Kristin Snyder is dot.LA's 2022/23 Editorial Fellow. She previously interned with Tiger Oak Media and led the arts section for UCLA's Daily Bruin.

TikTok’s Demanding Work Culture Is Under More Scrutiny
Image by Shutterstock

More TikTok employees have spoken out about the social media firm’s demanding work culture—criticizing the company for pressuring them to work long hours that ate into their work-life balance.

Several former TikTok employees told the Wall Street Journal that managers at the video-sharing app urged them to work through evenings and weekends, resulting in increased stress, anxiety and health issues. The U.S.-based employees—many of whom worked out of TikTok’s U.S. headquarters in Culver City—noted that they were often obligated to attend meetings during typically non-work hours with colleagues in China (TikTok is owned by Beijing-based tech firm ByteDance) and respond to messages at all hours.

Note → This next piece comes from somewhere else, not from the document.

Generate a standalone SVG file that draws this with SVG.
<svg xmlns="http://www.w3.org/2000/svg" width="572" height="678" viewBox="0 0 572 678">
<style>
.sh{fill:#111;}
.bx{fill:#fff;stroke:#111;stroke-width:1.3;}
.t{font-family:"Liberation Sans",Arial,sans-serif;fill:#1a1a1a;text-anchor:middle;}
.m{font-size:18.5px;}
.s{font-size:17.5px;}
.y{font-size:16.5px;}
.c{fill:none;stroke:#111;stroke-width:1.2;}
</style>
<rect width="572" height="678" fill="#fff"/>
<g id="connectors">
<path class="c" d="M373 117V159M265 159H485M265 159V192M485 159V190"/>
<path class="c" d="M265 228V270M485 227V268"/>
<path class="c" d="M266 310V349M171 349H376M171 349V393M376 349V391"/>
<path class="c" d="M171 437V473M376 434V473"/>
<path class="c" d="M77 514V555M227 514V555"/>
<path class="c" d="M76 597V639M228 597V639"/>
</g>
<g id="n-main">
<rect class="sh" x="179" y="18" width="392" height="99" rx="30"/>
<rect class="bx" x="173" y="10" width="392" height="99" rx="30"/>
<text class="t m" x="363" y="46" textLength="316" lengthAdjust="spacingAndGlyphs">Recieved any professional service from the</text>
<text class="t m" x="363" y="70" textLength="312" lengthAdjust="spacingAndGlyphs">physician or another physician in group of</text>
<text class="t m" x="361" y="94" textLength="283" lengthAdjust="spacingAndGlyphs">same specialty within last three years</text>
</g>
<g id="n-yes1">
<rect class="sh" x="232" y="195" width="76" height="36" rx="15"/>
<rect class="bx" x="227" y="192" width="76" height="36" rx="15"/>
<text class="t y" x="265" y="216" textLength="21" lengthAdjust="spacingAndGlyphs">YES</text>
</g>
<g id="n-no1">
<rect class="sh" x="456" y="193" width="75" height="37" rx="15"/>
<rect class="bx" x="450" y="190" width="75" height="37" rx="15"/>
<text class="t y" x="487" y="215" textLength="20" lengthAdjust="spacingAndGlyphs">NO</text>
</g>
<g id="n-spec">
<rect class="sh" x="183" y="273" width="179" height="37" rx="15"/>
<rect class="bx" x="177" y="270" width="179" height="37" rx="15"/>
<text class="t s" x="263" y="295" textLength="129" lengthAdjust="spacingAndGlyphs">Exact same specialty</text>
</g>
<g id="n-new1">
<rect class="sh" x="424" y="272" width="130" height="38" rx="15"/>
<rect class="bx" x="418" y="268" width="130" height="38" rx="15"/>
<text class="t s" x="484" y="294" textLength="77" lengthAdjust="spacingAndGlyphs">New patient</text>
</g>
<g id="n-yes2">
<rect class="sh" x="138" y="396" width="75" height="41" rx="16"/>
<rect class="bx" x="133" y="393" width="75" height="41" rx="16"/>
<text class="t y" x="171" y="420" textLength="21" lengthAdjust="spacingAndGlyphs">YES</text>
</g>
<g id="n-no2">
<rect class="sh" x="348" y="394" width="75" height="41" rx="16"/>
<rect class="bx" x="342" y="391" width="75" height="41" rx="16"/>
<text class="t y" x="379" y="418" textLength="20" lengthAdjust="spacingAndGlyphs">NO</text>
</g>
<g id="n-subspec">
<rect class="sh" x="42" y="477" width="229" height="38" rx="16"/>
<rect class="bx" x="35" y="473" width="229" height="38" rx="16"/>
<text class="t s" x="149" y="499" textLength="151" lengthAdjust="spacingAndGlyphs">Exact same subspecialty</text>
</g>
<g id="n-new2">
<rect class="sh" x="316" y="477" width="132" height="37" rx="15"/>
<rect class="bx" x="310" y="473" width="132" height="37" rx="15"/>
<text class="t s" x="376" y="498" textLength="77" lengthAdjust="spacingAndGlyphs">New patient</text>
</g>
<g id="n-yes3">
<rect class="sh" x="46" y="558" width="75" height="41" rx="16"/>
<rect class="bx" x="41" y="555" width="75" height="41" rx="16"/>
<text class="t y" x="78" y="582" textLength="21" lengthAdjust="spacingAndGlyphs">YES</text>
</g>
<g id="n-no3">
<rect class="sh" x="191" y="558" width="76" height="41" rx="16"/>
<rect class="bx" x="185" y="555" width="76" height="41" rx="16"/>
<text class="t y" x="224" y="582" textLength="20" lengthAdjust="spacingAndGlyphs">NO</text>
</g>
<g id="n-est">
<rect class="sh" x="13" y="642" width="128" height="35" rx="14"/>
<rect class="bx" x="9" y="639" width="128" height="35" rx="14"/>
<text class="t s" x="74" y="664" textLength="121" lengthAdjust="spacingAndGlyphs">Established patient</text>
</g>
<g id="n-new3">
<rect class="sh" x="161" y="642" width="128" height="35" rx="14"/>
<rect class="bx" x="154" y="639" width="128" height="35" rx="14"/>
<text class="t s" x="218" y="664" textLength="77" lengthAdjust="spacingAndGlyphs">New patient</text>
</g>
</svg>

Multiple former employees told the WSJ that they averaged 85 hours of meetings per week at TikTok and often had to start their workweek on Sunday afternoon, in order to sync with Monday morning meetings in China. That and the company’s high productivity expectations led to sleep deprivation and weight fluctuation for some.

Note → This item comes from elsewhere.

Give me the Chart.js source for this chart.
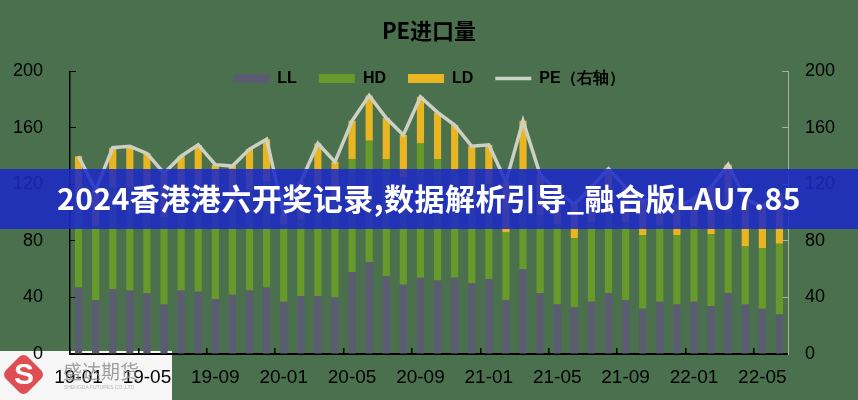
<!DOCTYPE html>
<html>
<head>
<meta charset="utf-8">
<script src="https://cdn.jsdelivr.net/npm/chart.js@4.4.0/dist/chart.umd.min.js"></script>
<style>
  body { margin: 0; background: #4a704e; }
  #wrap { position: relative; width: 858px; height: 400px; overflow: hidden; }
  #chartBox { position: absolute; left: 0; top: 0; width: 858px; height: 400px; z-index: 1; }
  #logoBg { position: absolute; left: 0; top: 351px; width: 172px; height: 49px; background: #f6f6f6; z-index: 0; }
  #logo { position: absolute; left: 0; top: 351px; width: 172px; height: 49px; z-index: 2; opacity: 0.8; }
  #logo .mark { position: absolute; left: 8px; top: 8px; width: 31px; height: 31px; background: #d8262a;
    transform: rotate(45deg); border-radius: 6px; }
  #logo .s { position: absolute; left: 11px; top: 6px; width: 26px; text-align: center; color: #fff;
    font: bold 30px 'Liberation Sans', sans-serif; }
  #logo .cn { position: absolute; left: 63px; top: 6px; color: #8a8a8a; font: 19px 'Noto Sans CJK SC', sans-serif; }
  #logo .en { position: absolute; left: 64px; top: 33px; color: #aaa; font: 5px 'Liberation Sans', sans-serif; }
  #banner { position: absolute; left: 0; top: 169px; width: 858px; height: 60px; z-index: 3;
    background: rgba(28, 40, 200, 0.86); color: #fff; text-align: center; line-height: 60px;
    font: bold 30px 'Noto Sans CJK SC', sans-serif; letter-spacing: 0.5px; }
  #banner span { position: relative; top: 6px; }
</style>
</head>
<body>
<div id="wrap">
  <div id="logoBg"></div>
  <div id="chartBox"><canvas id="peChart"></canvas></div>
  <div id="banner"><span>2024香港港六开奖记录,数据解析引导_融合版LAU7.85</span></div>
  <div id="logo">
    <div class="mark"></div><div class="s">S</div>
    <div class="cn">盛达期货</div>
    <div class="en">SHENGDA FUTURES CO.,LTD</div>
  </div>
</div>
<script>
// PE 进口量 data
const months = ['19-01','19-02','19-03','19-04','19-05','19-06','19-07','19-08','19-09','19-10','19-11','19-12',
                '20-01','20-02','20-03','20-04','20-05','20-06','20-07','20-08','20-09','20-10','20-11','20-12',
                '21-01','21-02','21-03','21-04','21-05','21-06','21-07','21-08','21-09','21-10','21-11','21-12',
                '22-01','22-02','22-03','22-04','22-05','22-06'];
const llData = [47, 38, 46, 45, 43, 35, 45, 44, 39, 42, 45, 47, 37, 41, 41, 40, 58, 65, 55, 49, 54,
                52, 54, 50, 53, 38, 60, 43, 35, 33, 37, 43, 38, 32, 37, 35, 37, 34, 43, 35, 32, 28];
const hdData = [65, 53, 72, 73, 71, 62, 67, 74, 67, 63, 71, 75, 55, 54, 79, 70, 80, 86, 83, 76, 95,
                86, 76, 68, 67, 48, 70, 55, 57, 49, 56, 57, 55, 52, 54, 49, 53, 51, 57, 41, 43, 50];
const ldData = [28, 25, 28, 29, 28, 31, 28, 30, 28, 28, 29, 30, 7, 27, 29, 26, 27, 32, 29, 30, 33,
                33, 32, 29, 28, 36, 35, 29, 23, 24, 25, 31, 25, 24, 21, 20, 20, 33, 34, 34, 29, 36];
const peData = [140, 116, 146, 147, 142, 128, 140, 148, 134, 133, 145, 152, 99, 122, 149, 136, 165, 183, 167, 155, 182,
                171, 162, 147, 148, 122, 165, 127, 115, 106, 118, 131, 118, 108, 112, 104, 110, 118, 134, 110, 104, 114];
const yTicks = [0, 40, 80, 120, 160, 200];

const numFont = "'Liberation Sans', Arial, sans-serif";

// the legend only reserves 23px but draws down into the plot area (no clipping)
const legendRoom = {
    id: 'legendRoom',
    afterLayout(chart) {
        const lg = chart.legend;
        lg.bottom = lg.top + 44;
        lg.height = 44;
    }
};

const barCommon = {
    stack: 'pe',
    yAxisID: 'y',
    barPercentage: 0.42,
    categoryPercentage: 1,
    borderWidth: 0,
    pointStyle: 'rect',
    order: 1
};

const ctx = document.getElementById('peChart').getContext('2d');
new Chart(ctx, {
    type: 'bar',
    data: {
        labels: months,
        datasets: [
            Object.assign({ label: 'LL', data: llData, backgroundColor: '#5b5c72' }, barCommon),
            Object.assign({ label: 'HD', data: hdData, backgroundColor: '#67992b' }, barCommon),
            Object.assign({ label: 'LD', data: ldData, backgroundColor: '#e9b622' }, barCommon),
            {
                type: 'line',
                label: 'PE（右轴）',
                data: peData,
                yAxisID: 'y1',
                borderColor: '#cdd1c3',
                backgroundColor: '#cdd1c3',
                borderWidth: 3.5,
                pointRadius: 0,
                tension: 0,
                pointStyle: 'line',
                order: 0
            }
        ]
    },
    options: {
        responsive: true,
        maintainAspectRatio: false,
        animation: false,
        layout: { padding: 0 },
        plugins: {
            title: {
                display: true,
                text: 'PE进口量',
                color: '#000',
                font: { family: "'Noto Sans CJK SC', sans-serif", weight: 'bold', size: 22 },
                padding: { top: 17, bottom: 5 }
            },
            legend: {
                position: 'top',
                maxHeight: 23,
                labels: {
                    usePointStyle: true,
                    pointStyleWidth: 36,
                    boxHeight: 9,
                    padding: 22,
                    color: '#000',
                    font: { family: numFont, weight: 'bold', size: 16 },
                    sort: (a, b) => a.datasetIndex - b.datasetIndex
                }
            },
            tooltip: { enabled: false }
        },
        scales: {
            x: {
                stacked: true,
                offset: true,
                afterFit: s => { s.height = 46; },
                grid: {
                    display: true,
                    drawOnChartArea: false,
                    offset: true,
                    tickLength: -6,
                    lineWidth: 1.5,
                    color: c => (c.index % 4 === 0 ? '#000' : 'rgba(0,0,0,0)')
                },
                border: { color: '#000', width: 2 },
                ticks: {
                    autoSkip: false,
                    maxRotation: 0,
                    padding: 18,
                    color: '#000',
                    font: { family: numFont, size: 19 },
                    callback(value, index) {
                        return index % 4 === 0 ? this.getLabelForValue(value) : '';
                    }
                }
            },
            y: {
                stacked: true,
                position: 'left',
                min: yTicks[0],
                max: yTicks[yTicks.length - 1],
                afterFit: s => { s.width = 70; },
                grid: { drawOnChartArea: false, tickLength: -6, color: '#000' },
                border: { color: '#000', width: 1.5 },
                ticks: { stepSize: 40, padding: 33, color: '#000', font: { family: numFont, size: 18 } }
            },
            y1: {
                position: 'right',
                min: yTicks[0],
                max: yTicks[yTicks.length - 1],
                afterFit: s => { s.width = 70; },
                grid: { drawOnChartArea: false, tickLength: -6, color: '#a9b0a6' },
                border: { color: '#a9b0a6', width: 1 },
                ticks: { stepSize: 40, padding: 23, color: '#000', font: { family: numFont, size: 18 } }
            }
        }
    },
    plugins: [legendRoom]
});
</script>
</body>
</html>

The pressure to match international schedules ramped up last year after TikTok replaced Los Angeles-based interim CEO Vanessa Pappas with Singapore-based Shou Zi Chew, the WSJ noted.

TikTok’s booming popularity in recent years made it the world’s most visited website in 2021, with over 1 billion monthly active users—momentum that the app has carried into 2022 as the world’s most downloaded app in the first quarter, according to digital analytics company Sensor Tower.

But as TikTok has grown, the demanding work culture inside the company has prompted several employees to speak out. Last month, ex-TikTok account director Pabel Martinez said TikTok was pushing its U.S. employees to channel China’s “996” work culture, referring to demands that they work from 9 a.m. to 6 p.m., six days a week.

In a statement to the WSJ, a TikTok spokesperson said the company is “committed to building an equitable platform and business that allows both our community and our employees to thrive.”